↓

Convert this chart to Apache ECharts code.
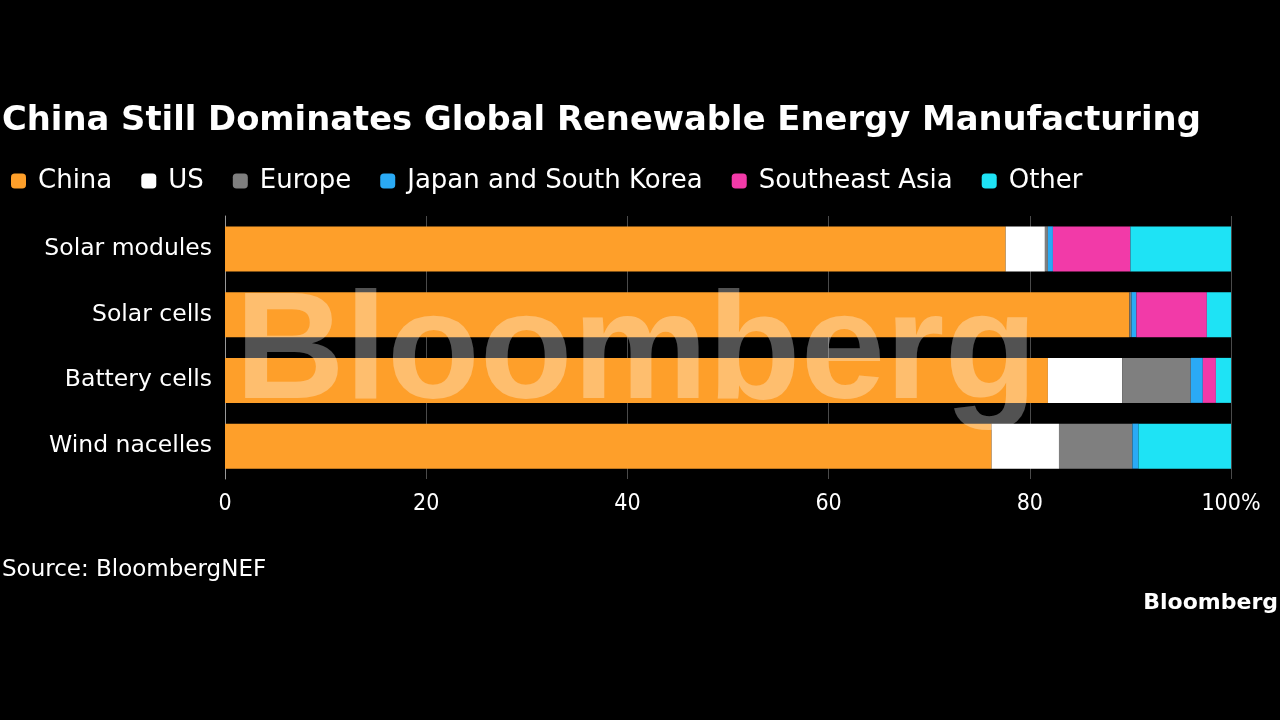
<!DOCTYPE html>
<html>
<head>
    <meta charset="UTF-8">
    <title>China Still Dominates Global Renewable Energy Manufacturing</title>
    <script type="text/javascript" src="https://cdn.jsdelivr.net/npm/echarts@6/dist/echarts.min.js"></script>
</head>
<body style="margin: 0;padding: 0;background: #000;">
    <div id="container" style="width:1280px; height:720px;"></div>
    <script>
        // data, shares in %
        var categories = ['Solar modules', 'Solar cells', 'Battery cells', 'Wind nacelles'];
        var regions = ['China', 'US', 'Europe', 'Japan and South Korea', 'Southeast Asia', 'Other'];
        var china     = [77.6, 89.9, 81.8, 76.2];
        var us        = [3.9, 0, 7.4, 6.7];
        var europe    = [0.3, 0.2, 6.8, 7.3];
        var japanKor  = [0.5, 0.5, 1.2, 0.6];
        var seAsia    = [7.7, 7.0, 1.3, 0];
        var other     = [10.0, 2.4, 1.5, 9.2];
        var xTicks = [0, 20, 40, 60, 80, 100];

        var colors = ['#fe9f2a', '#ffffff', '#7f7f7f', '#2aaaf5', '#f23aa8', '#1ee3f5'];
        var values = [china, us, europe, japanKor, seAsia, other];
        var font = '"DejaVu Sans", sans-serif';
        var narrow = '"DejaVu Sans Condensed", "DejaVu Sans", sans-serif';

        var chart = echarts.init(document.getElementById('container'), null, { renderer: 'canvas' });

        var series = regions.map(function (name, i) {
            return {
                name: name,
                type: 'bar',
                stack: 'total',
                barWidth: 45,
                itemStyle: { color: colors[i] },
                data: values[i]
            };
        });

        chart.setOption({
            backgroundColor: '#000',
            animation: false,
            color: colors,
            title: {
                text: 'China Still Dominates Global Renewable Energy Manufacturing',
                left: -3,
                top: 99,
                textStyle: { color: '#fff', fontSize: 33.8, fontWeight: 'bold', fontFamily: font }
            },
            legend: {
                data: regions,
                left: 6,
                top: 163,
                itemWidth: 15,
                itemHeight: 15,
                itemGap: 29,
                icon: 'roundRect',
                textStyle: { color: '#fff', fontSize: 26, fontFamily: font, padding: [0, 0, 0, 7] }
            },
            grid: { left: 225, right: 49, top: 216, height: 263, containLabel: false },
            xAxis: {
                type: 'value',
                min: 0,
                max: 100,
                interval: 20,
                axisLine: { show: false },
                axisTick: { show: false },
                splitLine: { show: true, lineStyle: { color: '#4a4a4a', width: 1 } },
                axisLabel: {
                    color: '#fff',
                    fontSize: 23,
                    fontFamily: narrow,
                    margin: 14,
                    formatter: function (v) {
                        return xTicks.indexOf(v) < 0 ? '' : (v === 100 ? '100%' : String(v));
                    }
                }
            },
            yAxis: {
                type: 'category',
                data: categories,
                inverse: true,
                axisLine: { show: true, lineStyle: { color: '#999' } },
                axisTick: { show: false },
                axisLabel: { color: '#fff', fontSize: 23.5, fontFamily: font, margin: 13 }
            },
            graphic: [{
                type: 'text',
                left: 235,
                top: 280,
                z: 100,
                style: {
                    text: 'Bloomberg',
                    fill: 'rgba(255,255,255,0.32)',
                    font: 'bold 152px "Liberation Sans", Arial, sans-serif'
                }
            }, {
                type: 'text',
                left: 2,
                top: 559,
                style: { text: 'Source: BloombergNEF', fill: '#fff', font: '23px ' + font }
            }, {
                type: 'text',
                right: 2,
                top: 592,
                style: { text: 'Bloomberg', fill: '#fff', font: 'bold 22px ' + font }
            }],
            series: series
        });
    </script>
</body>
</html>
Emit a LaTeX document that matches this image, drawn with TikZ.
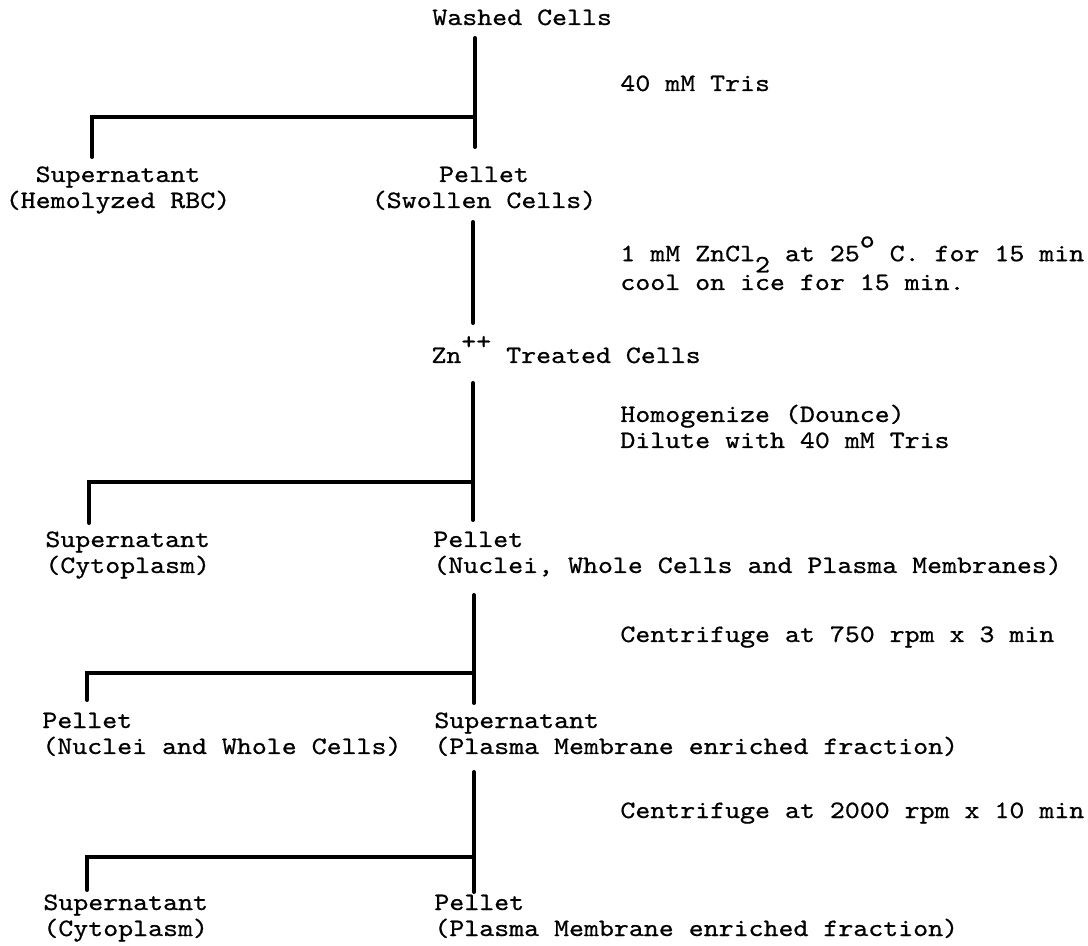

↑

» Objective:
Pull every line containing "document" out of the data above.

» In response:
        var chart = echarts.init(document.getElementById('container'), null, { renderer: 'canvas' });
Emit a LaTeX document that matches this image, drawn with TikZ.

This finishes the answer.